WHAT YOU WILL DO: Among the entries below, which lines run from the line with "Rebuild this chart" through the line with "return 1 - y / H"? Retype those, both ends included, exactly and without pictures.

--- start ---

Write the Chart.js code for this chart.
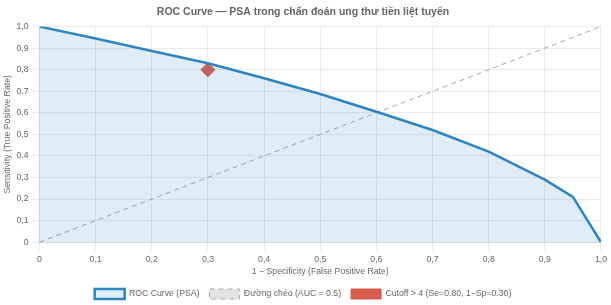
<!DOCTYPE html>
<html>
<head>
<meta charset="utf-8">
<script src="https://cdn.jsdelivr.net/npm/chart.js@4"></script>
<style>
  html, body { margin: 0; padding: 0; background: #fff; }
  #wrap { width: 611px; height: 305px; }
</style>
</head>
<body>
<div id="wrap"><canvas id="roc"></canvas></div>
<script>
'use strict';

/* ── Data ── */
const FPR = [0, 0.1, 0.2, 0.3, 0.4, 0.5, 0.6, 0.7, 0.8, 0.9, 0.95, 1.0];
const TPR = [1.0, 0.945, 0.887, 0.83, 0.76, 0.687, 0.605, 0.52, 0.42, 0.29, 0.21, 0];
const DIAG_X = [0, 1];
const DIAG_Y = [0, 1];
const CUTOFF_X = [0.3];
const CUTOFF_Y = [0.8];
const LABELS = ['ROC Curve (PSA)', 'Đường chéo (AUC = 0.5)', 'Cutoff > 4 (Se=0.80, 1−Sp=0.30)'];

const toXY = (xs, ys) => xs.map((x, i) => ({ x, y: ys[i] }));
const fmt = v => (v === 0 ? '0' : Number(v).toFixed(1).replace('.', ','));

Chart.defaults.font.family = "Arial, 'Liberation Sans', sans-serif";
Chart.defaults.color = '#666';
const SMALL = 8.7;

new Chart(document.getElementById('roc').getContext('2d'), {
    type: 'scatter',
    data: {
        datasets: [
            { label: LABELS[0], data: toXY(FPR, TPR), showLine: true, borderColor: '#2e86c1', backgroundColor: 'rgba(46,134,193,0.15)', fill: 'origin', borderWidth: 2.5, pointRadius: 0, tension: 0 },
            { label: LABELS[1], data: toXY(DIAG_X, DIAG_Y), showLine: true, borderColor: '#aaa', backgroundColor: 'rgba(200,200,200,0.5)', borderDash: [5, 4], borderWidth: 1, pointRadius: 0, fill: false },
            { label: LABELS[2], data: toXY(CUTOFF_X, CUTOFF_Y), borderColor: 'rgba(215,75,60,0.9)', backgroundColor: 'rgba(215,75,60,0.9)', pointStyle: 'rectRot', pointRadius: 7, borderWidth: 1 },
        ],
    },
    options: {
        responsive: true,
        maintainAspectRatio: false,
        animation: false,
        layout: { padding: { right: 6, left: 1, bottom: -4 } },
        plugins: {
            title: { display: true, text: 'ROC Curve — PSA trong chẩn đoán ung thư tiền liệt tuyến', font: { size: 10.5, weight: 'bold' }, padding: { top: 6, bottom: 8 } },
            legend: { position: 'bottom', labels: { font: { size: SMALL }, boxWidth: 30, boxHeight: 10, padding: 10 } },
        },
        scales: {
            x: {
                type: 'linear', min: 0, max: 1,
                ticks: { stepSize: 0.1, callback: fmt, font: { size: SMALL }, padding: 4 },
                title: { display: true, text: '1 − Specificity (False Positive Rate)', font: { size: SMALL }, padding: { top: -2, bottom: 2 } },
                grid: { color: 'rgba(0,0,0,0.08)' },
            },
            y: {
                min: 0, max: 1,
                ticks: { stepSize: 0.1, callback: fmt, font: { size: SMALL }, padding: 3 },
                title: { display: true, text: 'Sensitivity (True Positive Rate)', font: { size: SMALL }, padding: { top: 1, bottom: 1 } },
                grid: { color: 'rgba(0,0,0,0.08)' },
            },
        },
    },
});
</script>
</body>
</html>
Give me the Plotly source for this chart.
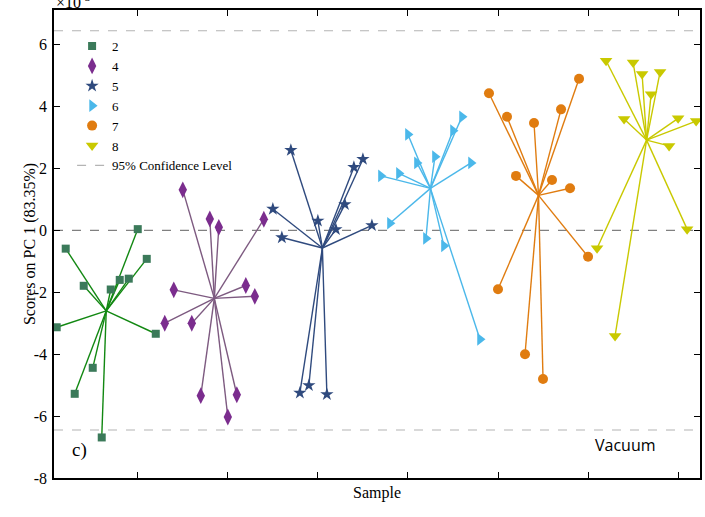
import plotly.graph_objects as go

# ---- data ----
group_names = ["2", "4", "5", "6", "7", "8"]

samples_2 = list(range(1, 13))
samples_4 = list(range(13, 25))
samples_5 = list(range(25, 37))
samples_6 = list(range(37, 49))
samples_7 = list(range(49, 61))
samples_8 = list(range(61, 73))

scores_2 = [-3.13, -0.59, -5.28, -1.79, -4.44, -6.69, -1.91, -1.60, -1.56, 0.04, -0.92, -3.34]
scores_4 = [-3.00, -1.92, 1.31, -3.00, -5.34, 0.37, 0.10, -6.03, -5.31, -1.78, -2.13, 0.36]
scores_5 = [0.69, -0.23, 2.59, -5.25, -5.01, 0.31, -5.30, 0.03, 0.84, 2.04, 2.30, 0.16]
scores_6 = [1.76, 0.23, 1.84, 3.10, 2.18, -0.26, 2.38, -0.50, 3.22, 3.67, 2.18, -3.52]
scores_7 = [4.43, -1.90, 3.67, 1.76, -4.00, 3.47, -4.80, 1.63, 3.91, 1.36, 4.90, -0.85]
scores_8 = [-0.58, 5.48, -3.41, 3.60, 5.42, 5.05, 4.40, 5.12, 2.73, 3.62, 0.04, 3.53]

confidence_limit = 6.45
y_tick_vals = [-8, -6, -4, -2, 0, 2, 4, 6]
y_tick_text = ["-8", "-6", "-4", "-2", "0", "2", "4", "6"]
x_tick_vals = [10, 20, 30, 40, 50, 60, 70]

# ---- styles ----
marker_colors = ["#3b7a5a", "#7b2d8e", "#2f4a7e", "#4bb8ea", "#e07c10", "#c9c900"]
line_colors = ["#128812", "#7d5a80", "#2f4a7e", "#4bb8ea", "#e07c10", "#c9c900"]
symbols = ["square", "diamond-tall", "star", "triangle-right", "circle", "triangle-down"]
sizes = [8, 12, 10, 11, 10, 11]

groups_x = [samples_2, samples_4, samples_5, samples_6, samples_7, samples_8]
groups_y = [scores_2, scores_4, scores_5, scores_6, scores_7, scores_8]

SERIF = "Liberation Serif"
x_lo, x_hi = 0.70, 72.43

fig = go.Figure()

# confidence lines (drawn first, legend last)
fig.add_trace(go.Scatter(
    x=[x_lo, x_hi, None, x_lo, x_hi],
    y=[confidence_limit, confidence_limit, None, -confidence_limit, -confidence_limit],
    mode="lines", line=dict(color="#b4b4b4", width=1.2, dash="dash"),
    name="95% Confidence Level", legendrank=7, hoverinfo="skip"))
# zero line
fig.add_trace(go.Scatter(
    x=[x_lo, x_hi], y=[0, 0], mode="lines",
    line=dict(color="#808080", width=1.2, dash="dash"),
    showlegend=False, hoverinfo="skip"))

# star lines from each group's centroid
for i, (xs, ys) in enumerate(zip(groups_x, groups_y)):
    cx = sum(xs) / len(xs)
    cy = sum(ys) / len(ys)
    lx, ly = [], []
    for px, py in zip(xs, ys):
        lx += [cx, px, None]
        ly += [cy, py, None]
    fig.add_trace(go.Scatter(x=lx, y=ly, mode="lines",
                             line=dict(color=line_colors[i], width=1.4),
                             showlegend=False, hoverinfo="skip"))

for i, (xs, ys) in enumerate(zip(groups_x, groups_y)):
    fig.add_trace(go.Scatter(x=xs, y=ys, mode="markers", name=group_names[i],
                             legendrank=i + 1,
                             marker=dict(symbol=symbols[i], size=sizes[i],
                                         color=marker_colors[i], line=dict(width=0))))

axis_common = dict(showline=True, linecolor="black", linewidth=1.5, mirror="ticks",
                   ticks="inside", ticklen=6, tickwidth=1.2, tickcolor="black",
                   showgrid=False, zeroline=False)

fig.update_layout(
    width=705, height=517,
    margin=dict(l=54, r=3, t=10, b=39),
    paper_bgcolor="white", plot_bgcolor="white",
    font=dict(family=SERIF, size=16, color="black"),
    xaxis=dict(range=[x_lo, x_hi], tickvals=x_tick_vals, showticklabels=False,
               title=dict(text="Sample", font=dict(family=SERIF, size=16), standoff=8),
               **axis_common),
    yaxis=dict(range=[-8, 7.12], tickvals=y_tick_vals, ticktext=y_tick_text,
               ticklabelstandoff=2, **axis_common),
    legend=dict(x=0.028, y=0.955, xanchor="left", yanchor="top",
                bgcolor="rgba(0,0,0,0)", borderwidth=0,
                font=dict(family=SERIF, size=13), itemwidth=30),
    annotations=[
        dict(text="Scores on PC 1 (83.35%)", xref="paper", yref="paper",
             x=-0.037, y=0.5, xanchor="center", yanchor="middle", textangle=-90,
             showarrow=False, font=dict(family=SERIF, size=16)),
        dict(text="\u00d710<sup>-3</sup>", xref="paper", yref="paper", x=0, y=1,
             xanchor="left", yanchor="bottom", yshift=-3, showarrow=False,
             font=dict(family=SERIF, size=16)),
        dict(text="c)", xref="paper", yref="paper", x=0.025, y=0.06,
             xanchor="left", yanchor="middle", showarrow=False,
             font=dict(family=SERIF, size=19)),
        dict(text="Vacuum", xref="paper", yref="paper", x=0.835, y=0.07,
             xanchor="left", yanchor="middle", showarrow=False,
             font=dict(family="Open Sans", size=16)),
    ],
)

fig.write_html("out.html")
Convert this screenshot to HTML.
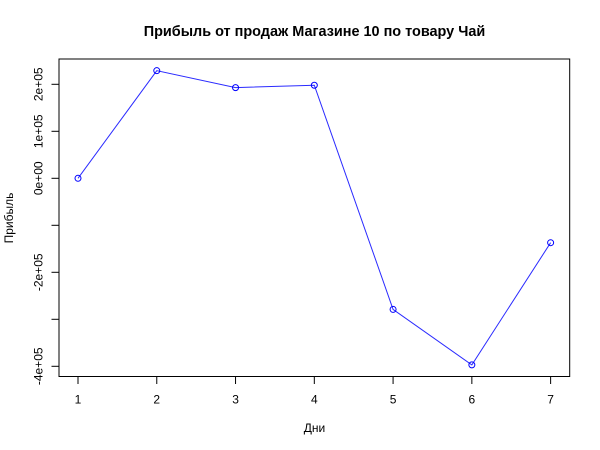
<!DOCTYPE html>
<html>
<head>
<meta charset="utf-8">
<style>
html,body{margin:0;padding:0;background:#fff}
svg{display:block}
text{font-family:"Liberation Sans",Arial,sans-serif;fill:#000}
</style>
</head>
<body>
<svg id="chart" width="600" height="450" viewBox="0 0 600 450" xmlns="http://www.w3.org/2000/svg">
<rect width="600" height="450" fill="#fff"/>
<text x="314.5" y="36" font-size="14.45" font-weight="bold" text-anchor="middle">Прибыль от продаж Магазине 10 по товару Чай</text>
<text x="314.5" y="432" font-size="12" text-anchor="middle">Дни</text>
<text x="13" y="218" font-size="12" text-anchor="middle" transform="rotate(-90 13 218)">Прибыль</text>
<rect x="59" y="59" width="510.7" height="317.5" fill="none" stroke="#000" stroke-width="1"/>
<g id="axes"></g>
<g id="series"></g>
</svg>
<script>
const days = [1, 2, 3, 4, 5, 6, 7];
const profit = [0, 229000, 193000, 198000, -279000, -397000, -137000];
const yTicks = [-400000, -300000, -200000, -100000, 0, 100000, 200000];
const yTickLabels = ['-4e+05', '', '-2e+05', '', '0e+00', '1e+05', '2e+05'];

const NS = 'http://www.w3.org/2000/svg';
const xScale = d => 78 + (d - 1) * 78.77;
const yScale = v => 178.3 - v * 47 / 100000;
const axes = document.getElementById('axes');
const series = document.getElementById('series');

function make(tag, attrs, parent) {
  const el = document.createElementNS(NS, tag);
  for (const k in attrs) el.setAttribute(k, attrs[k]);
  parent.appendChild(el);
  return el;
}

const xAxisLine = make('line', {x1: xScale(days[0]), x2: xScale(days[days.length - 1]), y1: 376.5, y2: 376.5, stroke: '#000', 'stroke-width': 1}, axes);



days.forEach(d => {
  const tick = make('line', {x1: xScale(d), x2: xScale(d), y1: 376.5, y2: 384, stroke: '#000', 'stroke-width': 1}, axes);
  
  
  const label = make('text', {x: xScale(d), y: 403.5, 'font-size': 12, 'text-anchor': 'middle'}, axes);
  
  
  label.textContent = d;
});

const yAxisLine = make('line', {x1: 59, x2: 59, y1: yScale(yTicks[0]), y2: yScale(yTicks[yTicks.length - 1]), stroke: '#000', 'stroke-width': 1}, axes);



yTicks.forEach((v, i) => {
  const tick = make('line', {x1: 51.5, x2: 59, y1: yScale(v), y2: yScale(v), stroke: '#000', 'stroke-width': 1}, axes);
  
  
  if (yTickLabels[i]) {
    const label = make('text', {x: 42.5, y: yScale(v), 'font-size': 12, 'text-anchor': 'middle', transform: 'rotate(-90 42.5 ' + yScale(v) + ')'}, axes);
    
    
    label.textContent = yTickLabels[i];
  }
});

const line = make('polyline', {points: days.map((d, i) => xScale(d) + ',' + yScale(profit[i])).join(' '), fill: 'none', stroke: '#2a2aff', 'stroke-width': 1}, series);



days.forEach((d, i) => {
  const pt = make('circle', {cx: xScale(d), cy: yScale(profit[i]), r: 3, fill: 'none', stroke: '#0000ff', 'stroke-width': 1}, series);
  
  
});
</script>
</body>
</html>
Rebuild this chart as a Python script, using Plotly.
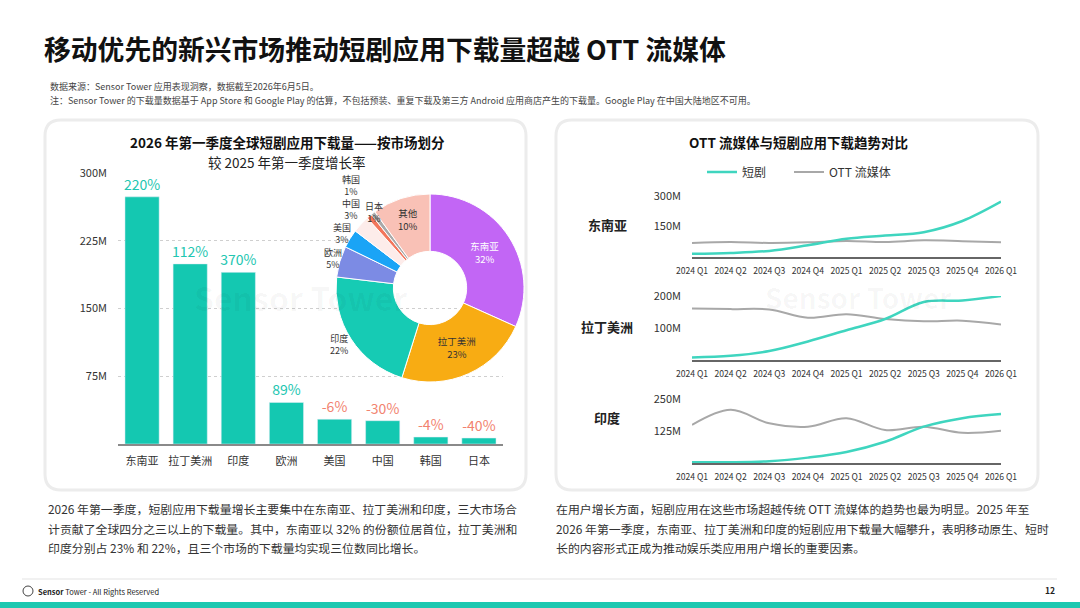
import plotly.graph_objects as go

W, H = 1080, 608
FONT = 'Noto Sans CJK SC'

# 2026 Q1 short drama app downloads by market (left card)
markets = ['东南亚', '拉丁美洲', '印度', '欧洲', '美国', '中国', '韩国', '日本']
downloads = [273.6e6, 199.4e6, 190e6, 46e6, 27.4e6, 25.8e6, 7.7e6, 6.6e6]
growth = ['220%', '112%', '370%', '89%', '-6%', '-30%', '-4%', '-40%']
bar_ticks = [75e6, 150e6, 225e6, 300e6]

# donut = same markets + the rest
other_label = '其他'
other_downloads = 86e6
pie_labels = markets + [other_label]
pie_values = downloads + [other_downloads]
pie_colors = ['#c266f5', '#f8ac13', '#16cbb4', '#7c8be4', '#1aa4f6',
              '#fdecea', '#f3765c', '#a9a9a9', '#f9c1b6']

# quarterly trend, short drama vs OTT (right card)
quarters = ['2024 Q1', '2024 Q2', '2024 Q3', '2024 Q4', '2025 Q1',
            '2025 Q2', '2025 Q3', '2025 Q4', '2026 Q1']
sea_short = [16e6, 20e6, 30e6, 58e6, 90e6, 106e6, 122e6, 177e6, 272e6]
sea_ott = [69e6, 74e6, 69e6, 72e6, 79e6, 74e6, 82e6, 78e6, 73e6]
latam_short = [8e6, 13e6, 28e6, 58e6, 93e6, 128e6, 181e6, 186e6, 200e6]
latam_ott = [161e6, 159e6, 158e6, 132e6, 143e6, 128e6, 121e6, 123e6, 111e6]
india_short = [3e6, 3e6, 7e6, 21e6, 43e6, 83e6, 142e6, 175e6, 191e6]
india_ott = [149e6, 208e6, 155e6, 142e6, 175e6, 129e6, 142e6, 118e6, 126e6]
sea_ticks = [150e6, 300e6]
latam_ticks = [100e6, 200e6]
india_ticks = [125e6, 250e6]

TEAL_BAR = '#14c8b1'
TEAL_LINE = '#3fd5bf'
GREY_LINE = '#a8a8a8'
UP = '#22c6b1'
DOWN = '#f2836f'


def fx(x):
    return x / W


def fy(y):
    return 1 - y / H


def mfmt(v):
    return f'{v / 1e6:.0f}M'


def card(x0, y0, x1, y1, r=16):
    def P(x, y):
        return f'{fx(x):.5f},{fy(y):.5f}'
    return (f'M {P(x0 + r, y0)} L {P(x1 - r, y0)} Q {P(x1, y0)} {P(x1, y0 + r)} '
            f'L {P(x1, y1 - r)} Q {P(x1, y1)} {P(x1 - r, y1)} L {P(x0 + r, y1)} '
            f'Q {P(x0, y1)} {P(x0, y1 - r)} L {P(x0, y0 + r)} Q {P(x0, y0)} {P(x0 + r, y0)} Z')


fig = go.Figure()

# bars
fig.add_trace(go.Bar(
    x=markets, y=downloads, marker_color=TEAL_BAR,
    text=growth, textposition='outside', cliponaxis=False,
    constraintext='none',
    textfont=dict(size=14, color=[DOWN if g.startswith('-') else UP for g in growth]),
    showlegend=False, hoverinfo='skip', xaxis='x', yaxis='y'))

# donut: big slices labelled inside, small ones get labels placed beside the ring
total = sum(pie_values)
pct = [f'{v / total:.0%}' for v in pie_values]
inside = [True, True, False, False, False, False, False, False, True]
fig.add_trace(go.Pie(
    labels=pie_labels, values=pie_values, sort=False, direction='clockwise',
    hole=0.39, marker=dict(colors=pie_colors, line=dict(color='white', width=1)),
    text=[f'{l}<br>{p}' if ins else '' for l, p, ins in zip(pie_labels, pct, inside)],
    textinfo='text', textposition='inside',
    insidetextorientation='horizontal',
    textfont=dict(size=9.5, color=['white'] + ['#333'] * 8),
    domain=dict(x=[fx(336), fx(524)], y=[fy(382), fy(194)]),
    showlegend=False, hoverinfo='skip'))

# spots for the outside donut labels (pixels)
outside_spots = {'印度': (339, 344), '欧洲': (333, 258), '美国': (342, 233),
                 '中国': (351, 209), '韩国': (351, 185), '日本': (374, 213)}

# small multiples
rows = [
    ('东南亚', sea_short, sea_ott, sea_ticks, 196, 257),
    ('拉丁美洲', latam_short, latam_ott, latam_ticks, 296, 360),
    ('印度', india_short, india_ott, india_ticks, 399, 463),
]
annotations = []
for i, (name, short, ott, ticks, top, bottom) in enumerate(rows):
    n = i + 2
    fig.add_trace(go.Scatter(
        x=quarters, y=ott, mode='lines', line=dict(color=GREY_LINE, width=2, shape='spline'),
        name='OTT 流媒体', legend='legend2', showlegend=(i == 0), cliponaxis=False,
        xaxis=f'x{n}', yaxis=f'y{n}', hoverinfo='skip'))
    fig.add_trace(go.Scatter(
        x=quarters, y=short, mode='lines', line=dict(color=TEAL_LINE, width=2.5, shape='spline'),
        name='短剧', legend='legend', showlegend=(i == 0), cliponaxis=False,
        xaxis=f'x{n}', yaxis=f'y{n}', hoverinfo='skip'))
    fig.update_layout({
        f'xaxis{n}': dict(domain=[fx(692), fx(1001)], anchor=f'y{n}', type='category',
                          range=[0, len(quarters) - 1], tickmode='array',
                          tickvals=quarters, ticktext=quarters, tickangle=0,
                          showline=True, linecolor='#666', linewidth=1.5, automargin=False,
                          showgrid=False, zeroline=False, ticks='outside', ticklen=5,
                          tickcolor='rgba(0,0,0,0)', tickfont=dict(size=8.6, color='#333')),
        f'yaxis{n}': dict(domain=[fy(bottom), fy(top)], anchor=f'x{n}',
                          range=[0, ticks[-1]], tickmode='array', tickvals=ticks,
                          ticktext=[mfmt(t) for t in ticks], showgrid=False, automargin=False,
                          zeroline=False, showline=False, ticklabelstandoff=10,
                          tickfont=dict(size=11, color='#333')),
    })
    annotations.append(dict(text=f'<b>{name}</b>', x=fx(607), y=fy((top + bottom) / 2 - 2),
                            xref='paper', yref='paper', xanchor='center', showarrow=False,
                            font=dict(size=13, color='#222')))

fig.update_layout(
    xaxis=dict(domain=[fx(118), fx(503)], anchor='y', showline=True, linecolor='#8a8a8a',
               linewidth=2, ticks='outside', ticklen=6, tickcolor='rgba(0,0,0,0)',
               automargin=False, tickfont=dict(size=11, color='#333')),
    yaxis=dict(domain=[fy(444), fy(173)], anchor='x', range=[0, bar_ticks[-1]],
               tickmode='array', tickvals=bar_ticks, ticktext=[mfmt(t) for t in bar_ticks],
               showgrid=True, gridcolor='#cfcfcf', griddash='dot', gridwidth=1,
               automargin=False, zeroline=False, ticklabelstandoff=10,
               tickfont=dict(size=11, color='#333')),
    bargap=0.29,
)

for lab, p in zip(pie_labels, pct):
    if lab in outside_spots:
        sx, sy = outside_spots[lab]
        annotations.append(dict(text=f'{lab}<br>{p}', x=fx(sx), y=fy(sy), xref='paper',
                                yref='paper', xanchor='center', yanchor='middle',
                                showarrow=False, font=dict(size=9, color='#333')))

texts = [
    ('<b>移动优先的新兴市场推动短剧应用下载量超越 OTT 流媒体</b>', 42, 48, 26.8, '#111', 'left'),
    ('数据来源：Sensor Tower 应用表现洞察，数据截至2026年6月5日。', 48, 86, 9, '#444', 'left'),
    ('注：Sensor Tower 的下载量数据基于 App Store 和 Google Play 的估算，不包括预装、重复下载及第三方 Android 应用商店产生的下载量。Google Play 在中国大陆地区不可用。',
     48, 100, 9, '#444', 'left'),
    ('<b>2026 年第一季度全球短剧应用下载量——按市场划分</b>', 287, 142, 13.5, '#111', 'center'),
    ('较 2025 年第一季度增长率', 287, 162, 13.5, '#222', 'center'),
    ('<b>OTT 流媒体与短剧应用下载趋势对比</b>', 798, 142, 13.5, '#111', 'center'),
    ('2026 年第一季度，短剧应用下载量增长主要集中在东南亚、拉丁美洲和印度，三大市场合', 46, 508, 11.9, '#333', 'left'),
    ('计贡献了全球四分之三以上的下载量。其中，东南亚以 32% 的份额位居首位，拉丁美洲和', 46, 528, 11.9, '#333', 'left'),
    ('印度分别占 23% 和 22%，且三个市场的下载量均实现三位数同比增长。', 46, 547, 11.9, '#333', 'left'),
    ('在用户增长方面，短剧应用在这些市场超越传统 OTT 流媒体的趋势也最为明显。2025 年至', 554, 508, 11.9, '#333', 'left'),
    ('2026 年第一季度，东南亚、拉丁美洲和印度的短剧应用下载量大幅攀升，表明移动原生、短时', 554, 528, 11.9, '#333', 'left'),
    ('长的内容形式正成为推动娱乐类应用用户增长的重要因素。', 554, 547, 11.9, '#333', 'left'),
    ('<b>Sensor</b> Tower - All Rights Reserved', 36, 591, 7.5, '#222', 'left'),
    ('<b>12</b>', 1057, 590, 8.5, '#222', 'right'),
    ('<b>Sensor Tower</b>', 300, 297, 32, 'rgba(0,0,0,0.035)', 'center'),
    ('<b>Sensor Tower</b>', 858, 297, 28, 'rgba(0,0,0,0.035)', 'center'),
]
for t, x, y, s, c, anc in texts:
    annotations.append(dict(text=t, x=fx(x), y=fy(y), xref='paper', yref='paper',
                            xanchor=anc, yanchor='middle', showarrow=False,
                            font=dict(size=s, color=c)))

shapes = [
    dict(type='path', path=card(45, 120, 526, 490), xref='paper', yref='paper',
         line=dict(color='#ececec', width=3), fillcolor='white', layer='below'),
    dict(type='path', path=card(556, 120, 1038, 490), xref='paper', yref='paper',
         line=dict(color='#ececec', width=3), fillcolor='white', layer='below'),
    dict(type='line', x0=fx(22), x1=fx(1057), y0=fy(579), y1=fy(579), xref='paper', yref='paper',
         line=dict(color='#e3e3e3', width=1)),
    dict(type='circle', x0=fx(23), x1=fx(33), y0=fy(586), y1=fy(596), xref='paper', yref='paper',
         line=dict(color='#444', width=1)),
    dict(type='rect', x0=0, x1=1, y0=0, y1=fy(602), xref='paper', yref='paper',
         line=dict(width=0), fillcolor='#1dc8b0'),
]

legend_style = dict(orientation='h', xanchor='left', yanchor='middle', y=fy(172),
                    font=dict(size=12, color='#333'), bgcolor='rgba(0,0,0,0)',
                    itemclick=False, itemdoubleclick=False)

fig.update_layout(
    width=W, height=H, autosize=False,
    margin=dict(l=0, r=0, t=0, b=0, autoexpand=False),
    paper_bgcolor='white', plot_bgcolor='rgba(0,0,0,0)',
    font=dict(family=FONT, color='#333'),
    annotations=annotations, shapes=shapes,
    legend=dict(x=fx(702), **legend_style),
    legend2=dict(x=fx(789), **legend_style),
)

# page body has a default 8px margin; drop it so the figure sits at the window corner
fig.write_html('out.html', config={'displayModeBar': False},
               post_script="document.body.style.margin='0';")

--- end ---

COMPLETE OUTPUT:
Rebuild this chart as a Python script, using Plotly.
import plotly.graph_objects as go

W, H = 1080, 608
FONT = 'Noto Sans CJK SC'

# 2026 Q1 short drama app downloads by market (left card)
markets = ['东南亚', '拉丁美洲', '印度', '欧洲', '美国', '中国', '韩国', '日本']
downloads = [273.6e6, 199.4e6, 190e6, 46e6, 27.4e6, 25.8e6, 7.7e6, 6.6e6]
growth = ['220%', '112%', '370%', '89%', '-6%', '-30%', '-4%', '-40%']
bar_ticks = [75e6, 150e6, 225e6, 300e6]

# donut = same markets + the rest
other_label = '其他'
other_downloads = 86e6
pie_labels = markets + [other_label]
pie_values = downloads + [other_downloads]
pie_colors = ['#c266f5', '#f8ac13', '#16cbb4', '#7c8be4', '#1aa4f6',
              '#fdecea', '#f3765c', '#a9a9a9', '#f9c1b6']

# quarterly trend, short drama vs OTT (right card)
quarters = ['2024 Q1', '2024 Q2', '2024 Q3', '2024 Q4', '2025 Q1',
            '2025 Q2', '2025 Q3', '2025 Q4', '2026 Q1']
sea_short = [16e6, 20e6, 30e6, 58e6, 90e6, 106e6, 122e6, 177e6, 272e6]
sea_ott = [69e6, 74e6, 69e6, 72e6, 79e6, 74e6, 82e6, 78e6, 73e6]
latam_short = [8e6, 13e6, 28e6, 58e6, 93e6, 128e6, 181e6, 186e6, 200e6]
latam_ott = [161e6, 159e6, 158e6, 132e6, 143e6, 128e6, 121e6, 123e6, 111e6]
india_short = [3e6, 3e6, 7e6, 21e6, 43e6, 83e6, 142e6, 175e6, 191e6]
india_ott = [149e6, 208e6, 155e6, 142e6, 175e6, 129e6, 142e6, 118e6, 126e6]
sea_ticks = [150e6, 300e6]
latam_ticks = [100e6, 200e6]
india_ticks = [125e6, 250e6]

TEAL_BAR = '#14c8b1'
TEAL_LINE = '#3fd5bf'
GREY_LINE = '#a8a8a8'
UP = '#22c6b1'
DOWN = '#f2836f'


def fx(x):
    return x / W


def fy(y):
    return 1 - y / H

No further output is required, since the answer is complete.